Let’s assume that moms under TANF also qualify for Supplemental Nutrition Assistance Program funds (also known as food stamps), for which the maximum payment for a single mom with one child is $357 a month.
Some believe that TANF families also get lots of other help that effectively boosts their income to a livable amount, but this is far from reality. Just 7 percent of TANF families have access to a Housing and Urban Development Department housing subsidy; only 30 percent of the others get a small amount of additional help with housing, but still not enough to make ends meet.
As the food stamp program isn’t intended to meet a family’s full food budget, TANF benefits must be stretched to handle additional food and other needs such as housing, utilities, transportation, telephone and other essential non-food items like toilet paper.
True, there are food banks and other resources, but accessing these resources is not always easy and requires that one stand before their neighbors as a person unable to support themselves and ask humbly for help.

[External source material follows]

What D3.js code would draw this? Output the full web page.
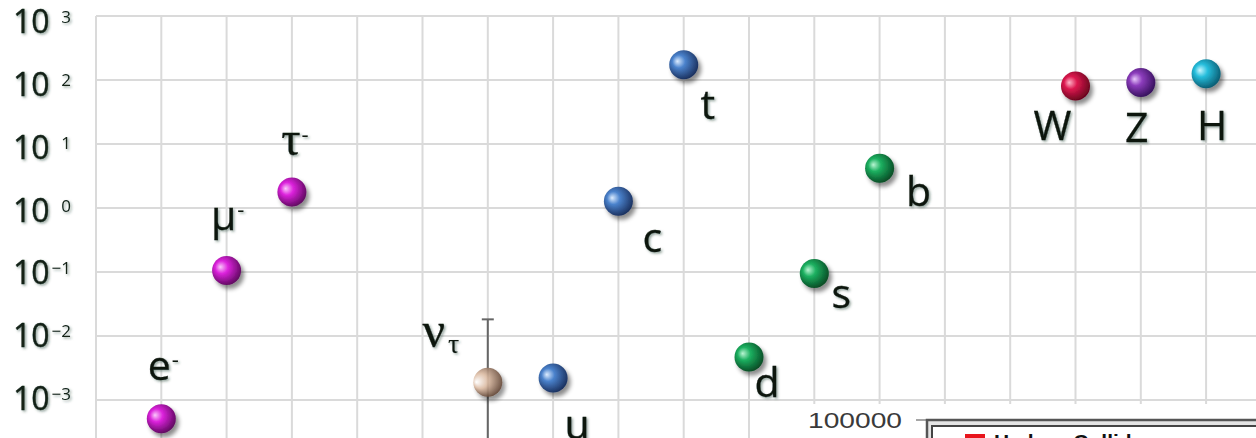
<!DOCTYPE html>
<html>
<head>
<meta charset="utf-8">
<script src="https://cdn.jsdelivr.net/npm/d3@7"></script>
<style>
  body { margin: 0; background: #fff; }
  svg { display: block; }
</style>
</head>
<body>
<svg id="chart" width="1256" height="438"></svg>
<script>
// slot along the x axis (blank = empty column)
var slots = ["", "e", "mu", "tau", "", "", "nutau", "u", "c", "t", "d", "s", "b", "", "", "W", "Z", "H", ""];

// particles and their masses in GeV
var particles = ["e", "mu", "tau", "nutau", "u", "c", "t", "d", "s", "b", "W", "Z", "H"];
var masses    = [0.000511, 0.1057, 1.777, 0.0019, 0.0022, 1.27, 173, 0.0047, 0.095, 4.18, 80.4, 91.19, 125];
var families  = ["lepton", "lepton", "lepton", "neutrino", "up", "up", "up", "down", "down", "down", "W", "Z", "H"];

// upper limit on the tau neutrino mass (GeV)
var nuLimit = 0.0182;

var tickExps = [3, 2, 1, 0, -1, -2, -3];

// label look and placement, relative to each ball
var labels = {
    e:     {txt: "e", sup: "-", dx: -2,  dy: -39, font: "Open Sans", size: 41},
    mu:    {txt: "μ", sup: "-", dx: -3,  dy: -40, font: "Open Sans", size: 41},
    tau:   {txt: "τ", sup: "-", dx: -1,  dy: -37, font: "Liberation Serif", size: 48},
    nutau: {txt: "ν", sub: "τ", dx: -54, dy: -35, font: "Liberation Serif", size: 50},
    u:     {txt: "u", dx: 24, dy: 61, font: "Open Sans", size: 41},
    c:     {txt: "c", dx: 34, dy: 51, font: "Open Sans", size: 41},
    t:     {txt: "t", dx: 24, dy: 54, font: "Open Sans", size: 41},
    d:     {txt: "d", dx: 18, dy: 40, font: "Open Sans", size: 41},
    s:     {txt: "s", dx: 27, dy: 35, font: "Open Sans", size: 41},
    b:     {txt: "b", dx: 39, dy: 38, font: "Open Sans", size: 41},
    W:     {txt: "W", dx: -23, dy: 54, font: "Open Sans", size: 41},
    Z:     {txt: "Z", dx: -4, dy: 59, font: "Open Sans", size: 41},
    H:     {txt: "H", dx: 6, dy: 66, font: "Open Sans", size: 41}
};

var ballColors = {
    lepton:   ["#fbc8fb", "#dc22dc", "#5e085e"],
    up:       ["#dcecff", "#4a82cc", "#1a2f5c"],
    down:     ["#b8f5d2", "#1cb060", "#074a24"],
    W:        ["#ffb4c8", "#dc184e", "#66041c"],
    Z:        ["#e8c8fb", "#8c3cbc", "#34105a"],
    H:        ["#c8f6ff", "#26bedc", "#0a5a70"],
    neutrino: ["#ffffff", "#dcbca4", "#5e4232"]
};

var svg = d3.select("#chart");
var W = 1256, Hh = 438;

var x = d3.scaleLinear().domain([0, 1]).range([96, 161.3]);
var y = d3.scaleLog().domain([1e-3, 1e3]).range([400, 16]);
var labelY = d3.scaleLinear().domain([-3, 3]).range([410, 33]);

var defs = svg.append("defs");

var shadow = defs.append("filter").attr("id", "ballShadow")
    .attr("x", "-50%").attr("y", "-50%").attr("width", "200%").attr("height", "200%");
shadow.append("feDropShadow").attr("dx", 3).attr("dy", 4)
    .attr("stdDeviation", 2.2).attr("flood-color", "#000").attr("flood-opacity", 0.45);

var txtShadow = defs.append("filter").attr("id", "txtShadow")
    .attr("x", "-20%").attr("y", "-20%").attr("width", "140%").attr("height", "140%");
txtShadow.append("feDropShadow").attr("dx", 1.5).attr("dy", 1.5)
    .attr("stdDeviation", 1).attr("flood-color", "#2a4a3a").attr("flood-opacity", 0.5);

for (var key in ballColors) {
    var c = ballColors[key];
    var g = defs.append("radialGradient").attr("id", "grad-" + key)
        .attr("cx", "42%").attr("cy", "40%").attr("r", "62%")
        .attr("fx", key == "neutrino" ? "10%" : "28%").attr("fy", key == "neutrino" ? "50%" : "38%");
    g.append("stop").attr("offset", "0%").attr("stop-color", c[0]);
    g.append("stop").attr("offset", key == "neutrino" ? "42%" : "36%").attr("stop-color", c[1]);
    g.append("stop").attr("offset", "100%").attr("stop-color", c[2]);
}

// grid
var grid = svg.append("g");
var gridExps = d3.range(3, -5, -1);
grid.selectAll("line.h")
    .data(gridExps)
    .enter()
    .append("line")
    .attr("x1", x(0)).attr("x2", W)
    .attr("y1", function(d){ return y(Math.pow(10, d)); })
    .attr("y2", function(d){ return y(Math.pow(10, d)); })
    .style("stroke", "#dadada").style("stroke-width", 2);

grid.selectAll("line.v")
    .data(d3.range(0, slots.length))
    .enter()
    .append("line")
    .attr("x1", function(d){ return x(d); }).attr("x2", function(d){ return x(d); })
    .attr("y1", y(1e3)).attr("y2", Hh)
    .style("stroke", "#dadada").style("stroke-width", 2);

// y tick labels
var ticks = svg.append("g").attr("filter", "url(#txtShadow)");
tickExps.forEach(function(e) {
    var base = labelY(e);
    ticks.append("text")
        .attr("x", 13).attr("y", base)
        .style("font-family", "Open Sans").style("font-size", "32px")
        .style("fill", "#122016").style("stroke", "#122016").style("stroke-width", 0.4)
        .text("10");
    ticks.append("text")
        .attr("x", 71).attr("y", base - 10)
        .attr("text-anchor", "end")
        .style("font-family", "Open Sans").style("font-size", "17px")
        .style("fill", "#122016")
        .text(e < 0 ? "\u2212" + (-e) : "" + e);
});

// error bar for the tau neutrino
var nuX = x(slots.indexOf("nutau"));
svg.append("line")
    .attr("x1", nuX).attr("x2", nuX)
    .attr("y1", y(nuLimit)).attr("y2", Hh)
    .style("stroke", "#666").style("stroke-width", 2);
svg.append("line")
    .attr("x1", nuX - 6).attr("x2", nuX + 6)
    .attr("y1", y(nuLimit)).attr("y2", y(nuLimit))
    .style("stroke", "#666").style("stroke-width", 2);

// balls
svg.append("g")
    .selectAll("circle")
    .data(particles)
    .enter()
    .append("circle")
    .attr("cx", function(d){ return x(slots.indexOf(d)); })
    .attr("cy", function(d, i){ return y(masses[i]); })
    .attr("r", 14.5)
    .attr("filter", "url(#ballShadow)")
    .style("fill", function(d, i){ return "url(#grad-" + families[i] + ")"; })
    .style("opacity", function(d, i){ return families[i] == "neutrino" ? 0.92 : 1; });

// particle labels
var lab = svg.append("g").attr("filter", "url(#txtShadow)");
particles.forEach(function(p, i) {
    var L = labels[p];
    var cx = x(slots.indexOf(p)) + L.dx;
    var cy = y(masses[i]) + L.dy;
    var t = lab.append("text")
        .attr("x", cx).attr("y", cy)
        .attr("text-anchor", "middle")
        .style("font-family", L.font).style("font-size", L.size + "px")
        .style("fill", "#0e1510").style("stroke", "#0e1510").style("stroke-width", 0.3)
        .text(L.txt);
    var half = t.node().getComputedTextLength() / 2;
    if (L.sup) {
        lab.append("text")
            .attr("x", cx + half + 1).attr("y", cy - 13)
            .style("font-family", "Open Sans").style("font-size", "22px")
            .style("fill", "#0e1510")
            .text(L.sup);
    }
    if (L.sub) {
        lab.append("text")
            .attr("x", cx + half + 3).attr("y", cy + 6)
            .style("font-family", L.font).style("font-size", "28px")
            .style("fill", "#0e1510")
            .text(L.sub);
    }
});

// pasted corner of another chart (bottom right)
svg.append("rect")
    .attr("x", 792).attr("y", 404).attr("width", W - 792).attr("height", Hh - 404)
    .style("fill", "#fff");
svg.append("text")
    .attr("x", 808).attr("y", 428)
    .attr("textLength", 94).attr("lengthAdjust", "spacingAndGlyphs")
    .style("font-family", "Liberation Sans").style("font-size", "22px")
    .style("fill", "#3a3a3a")
    .text("100000");
svg.append("line")
    .attr("x1", 916).attr("x2", 928).attr("y1", 420).attr("y2", 420)
    .style("stroke", "#888").style("stroke-width", 1.5);
svg.append("rect")
    .attr("x", 927).attr("y", 420).attr("width", 400).attr("height", 60)
    .style("fill", "#e4e4e4").style("stroke", "#555").style("stroke-width", 2.5);
svg.append("rect")
    .attr("x", 932).attr("y", 426).attr("width", 400).attr("height", 60)
    .style("fill", "#fff").style("stroke", "#444").style("stroke-width", 2);
svg.append("rect")
    .attr("x", 965).attr("y", 434).attr("width", 20).attr("height", 20)
    .style("fill", "#e8141c");
svg.append("text")
    .attr("x", 994).attr("y", 449)
    .style("font-family", "Liberation Sans").style("font-weight", "bold").style("font-size", "21px")
    .style("fill", "#111")
    .text("Hadron Colliders");
</script>
</body>
</html>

In thinking about your own life, how would you fare under this budget?
Those who visualize TANF recipients as relaxing on the couch at home munching gourmet popcorn in front of a massive flat-screen TV while laughing over how they have gamed the system need to rethink their misperception based on the uncomfortable facts.
So why is the situation so grim for these single moms who have fallen on hard times and are trying to make better lives for themselves and their children? One part of the answer is that the maximum amount of TANF benefits has not increased for the last 15 years.

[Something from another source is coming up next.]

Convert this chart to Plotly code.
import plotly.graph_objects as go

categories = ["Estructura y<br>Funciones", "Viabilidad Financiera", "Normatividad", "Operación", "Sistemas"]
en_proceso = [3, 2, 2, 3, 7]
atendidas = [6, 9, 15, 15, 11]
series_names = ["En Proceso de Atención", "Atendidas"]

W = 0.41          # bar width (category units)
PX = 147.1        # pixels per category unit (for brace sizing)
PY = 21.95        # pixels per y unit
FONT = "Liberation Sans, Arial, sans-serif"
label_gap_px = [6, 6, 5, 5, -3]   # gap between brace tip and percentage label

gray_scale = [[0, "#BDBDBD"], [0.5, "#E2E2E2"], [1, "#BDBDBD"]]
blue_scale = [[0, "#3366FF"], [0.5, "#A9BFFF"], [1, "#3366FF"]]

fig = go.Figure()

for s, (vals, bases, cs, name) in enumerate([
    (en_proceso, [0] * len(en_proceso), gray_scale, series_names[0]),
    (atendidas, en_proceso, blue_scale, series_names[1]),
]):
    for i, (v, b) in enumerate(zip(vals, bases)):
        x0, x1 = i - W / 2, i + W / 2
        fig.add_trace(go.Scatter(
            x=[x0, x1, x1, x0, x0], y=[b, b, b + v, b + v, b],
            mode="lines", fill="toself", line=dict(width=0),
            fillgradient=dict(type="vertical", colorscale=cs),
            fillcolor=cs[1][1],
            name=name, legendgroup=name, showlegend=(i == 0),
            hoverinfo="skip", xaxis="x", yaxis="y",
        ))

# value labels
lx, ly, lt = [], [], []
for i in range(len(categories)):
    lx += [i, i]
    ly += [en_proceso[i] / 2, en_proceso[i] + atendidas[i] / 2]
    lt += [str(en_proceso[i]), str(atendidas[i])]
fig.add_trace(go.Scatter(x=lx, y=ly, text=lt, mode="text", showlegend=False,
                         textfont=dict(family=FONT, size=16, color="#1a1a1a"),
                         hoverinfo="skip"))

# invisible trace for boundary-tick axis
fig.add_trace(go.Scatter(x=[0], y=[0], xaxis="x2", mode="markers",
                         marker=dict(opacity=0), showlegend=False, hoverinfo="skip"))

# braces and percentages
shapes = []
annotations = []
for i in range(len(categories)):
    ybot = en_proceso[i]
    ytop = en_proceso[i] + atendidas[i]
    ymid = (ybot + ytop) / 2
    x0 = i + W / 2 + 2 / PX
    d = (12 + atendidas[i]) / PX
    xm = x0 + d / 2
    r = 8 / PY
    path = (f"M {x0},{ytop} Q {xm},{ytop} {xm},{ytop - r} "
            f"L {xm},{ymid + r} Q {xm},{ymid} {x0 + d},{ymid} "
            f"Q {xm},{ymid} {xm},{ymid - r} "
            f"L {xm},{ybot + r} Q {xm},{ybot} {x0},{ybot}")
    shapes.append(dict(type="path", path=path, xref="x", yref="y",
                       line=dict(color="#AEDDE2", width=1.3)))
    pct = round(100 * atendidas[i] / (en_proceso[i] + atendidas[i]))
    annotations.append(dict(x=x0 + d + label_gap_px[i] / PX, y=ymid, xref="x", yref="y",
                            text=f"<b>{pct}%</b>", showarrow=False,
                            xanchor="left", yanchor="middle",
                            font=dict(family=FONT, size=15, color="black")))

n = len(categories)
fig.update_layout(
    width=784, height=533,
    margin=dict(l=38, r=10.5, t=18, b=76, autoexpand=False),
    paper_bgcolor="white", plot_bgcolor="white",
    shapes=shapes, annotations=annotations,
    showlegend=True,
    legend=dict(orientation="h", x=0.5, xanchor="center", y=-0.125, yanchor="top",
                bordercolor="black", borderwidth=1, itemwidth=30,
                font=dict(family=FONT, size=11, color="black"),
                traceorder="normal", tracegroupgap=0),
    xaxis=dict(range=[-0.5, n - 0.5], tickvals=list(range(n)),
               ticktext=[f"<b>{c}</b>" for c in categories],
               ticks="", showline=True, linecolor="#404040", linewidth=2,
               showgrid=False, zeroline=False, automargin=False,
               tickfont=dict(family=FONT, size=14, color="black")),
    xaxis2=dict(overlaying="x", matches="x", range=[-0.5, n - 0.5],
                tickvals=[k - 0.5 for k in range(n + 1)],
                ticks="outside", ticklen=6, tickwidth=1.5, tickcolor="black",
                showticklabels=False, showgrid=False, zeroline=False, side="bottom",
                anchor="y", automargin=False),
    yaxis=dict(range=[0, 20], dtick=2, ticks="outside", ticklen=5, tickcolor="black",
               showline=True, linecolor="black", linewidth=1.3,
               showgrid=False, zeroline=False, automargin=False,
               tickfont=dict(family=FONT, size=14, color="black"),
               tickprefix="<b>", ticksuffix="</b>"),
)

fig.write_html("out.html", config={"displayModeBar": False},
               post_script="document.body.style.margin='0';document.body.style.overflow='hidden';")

If these payments had kept pace with inflation, Samantha’s monthly payment would be $493 – certainly not a windfall, but maybe TANF moms would be a little more secure.

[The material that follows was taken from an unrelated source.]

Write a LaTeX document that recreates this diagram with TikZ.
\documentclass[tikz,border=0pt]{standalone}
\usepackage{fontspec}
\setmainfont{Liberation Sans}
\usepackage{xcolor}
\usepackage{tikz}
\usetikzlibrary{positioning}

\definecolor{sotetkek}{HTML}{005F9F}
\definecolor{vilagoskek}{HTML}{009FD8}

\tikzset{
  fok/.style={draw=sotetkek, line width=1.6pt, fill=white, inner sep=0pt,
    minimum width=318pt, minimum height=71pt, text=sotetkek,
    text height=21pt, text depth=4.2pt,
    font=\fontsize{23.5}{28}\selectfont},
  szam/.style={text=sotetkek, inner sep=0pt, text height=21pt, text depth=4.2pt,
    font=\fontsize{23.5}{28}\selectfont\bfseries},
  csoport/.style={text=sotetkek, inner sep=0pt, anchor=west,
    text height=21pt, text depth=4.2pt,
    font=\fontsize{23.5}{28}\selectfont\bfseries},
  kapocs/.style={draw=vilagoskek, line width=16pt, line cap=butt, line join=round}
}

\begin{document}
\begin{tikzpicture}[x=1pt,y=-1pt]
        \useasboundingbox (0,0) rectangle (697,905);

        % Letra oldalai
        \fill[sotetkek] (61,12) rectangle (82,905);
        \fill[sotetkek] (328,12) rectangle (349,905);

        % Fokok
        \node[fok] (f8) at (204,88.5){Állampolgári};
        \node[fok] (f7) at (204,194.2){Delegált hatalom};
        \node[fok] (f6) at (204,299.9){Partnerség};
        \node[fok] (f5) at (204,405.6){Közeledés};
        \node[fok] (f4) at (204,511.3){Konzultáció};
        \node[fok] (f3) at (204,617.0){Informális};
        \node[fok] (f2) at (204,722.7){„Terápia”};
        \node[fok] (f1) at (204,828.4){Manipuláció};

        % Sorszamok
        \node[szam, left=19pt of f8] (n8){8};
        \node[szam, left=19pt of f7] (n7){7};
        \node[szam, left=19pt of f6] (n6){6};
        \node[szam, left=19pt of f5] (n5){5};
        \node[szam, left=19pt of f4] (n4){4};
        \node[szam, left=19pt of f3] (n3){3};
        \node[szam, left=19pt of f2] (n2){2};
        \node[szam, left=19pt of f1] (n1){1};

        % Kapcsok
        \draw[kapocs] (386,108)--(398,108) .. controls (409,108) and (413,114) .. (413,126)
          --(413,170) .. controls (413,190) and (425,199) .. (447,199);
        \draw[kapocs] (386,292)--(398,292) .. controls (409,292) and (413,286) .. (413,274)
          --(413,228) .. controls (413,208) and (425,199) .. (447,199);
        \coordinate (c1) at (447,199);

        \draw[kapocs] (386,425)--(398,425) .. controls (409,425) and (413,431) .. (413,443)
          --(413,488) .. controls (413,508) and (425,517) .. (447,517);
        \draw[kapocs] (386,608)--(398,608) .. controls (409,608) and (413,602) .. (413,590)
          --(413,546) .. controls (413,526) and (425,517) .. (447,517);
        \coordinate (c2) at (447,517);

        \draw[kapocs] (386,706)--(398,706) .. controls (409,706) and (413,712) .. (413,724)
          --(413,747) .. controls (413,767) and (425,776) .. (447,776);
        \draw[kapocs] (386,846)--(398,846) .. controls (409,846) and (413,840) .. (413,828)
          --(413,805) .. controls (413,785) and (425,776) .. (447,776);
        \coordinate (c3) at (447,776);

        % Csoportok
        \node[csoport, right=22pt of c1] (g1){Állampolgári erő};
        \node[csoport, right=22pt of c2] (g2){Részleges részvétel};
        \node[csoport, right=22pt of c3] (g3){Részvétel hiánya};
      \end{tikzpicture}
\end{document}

Of course, the Maine Department of Health and Human Services will be quick to reply that while it might be nice to raise the payments, there simply is not enough money in the budget.
That is where things become murky, because, according to the Telegram, the DHHS, while reducing the number of TANF recipients significantly, has been stockpiling federal funds designated for TANF. The unused balance, which was $1.5 million in 2012, has grown to over $155 million today.
While the DHHS promises that these funds eventually will be used for new and innovative programs to get TANF recipients back to work, how many moms could have been helped in the last five years to get the resources they needed?
As the DHHS reduced the number of TANF recipients, Russell reported, “the number of children who benefit from TANF has dropped from 22,425 in May 2012 to 8,461 (last) May. Yet there are at least twice that many children in extreme poverty.”
While the DHHS may be be able to claim success in helping some of those cut from the rolls to obtain employment, the overall outcome is dismal.
As an example of the benefit in assisting a greater number of children through TANF, a 2015 report by the Center on Budget and Policy Priorities summarized a number of studies, concluding that “for young children raised in low-income families, even slight increases in family income – regardless of the source – are associated with more work and higher earnings in adulthood, relative to children raised in otherwise similar circumstances.”
Thus, TANF benefits should be seen not as a societal burden, but as an investment in the future of our children.
The current approach – which values statistics showing how many people have been cut from various supports and how far budgets have been reduced – seems in opposition to what data suggest is necessary to meet the critical needs of a vulnerable population.
Going forward, it is my hope that our legislators will reflect on this issue and, while doing so, I would suggest that they imagine that they are walking in the shoes of these challenged moms.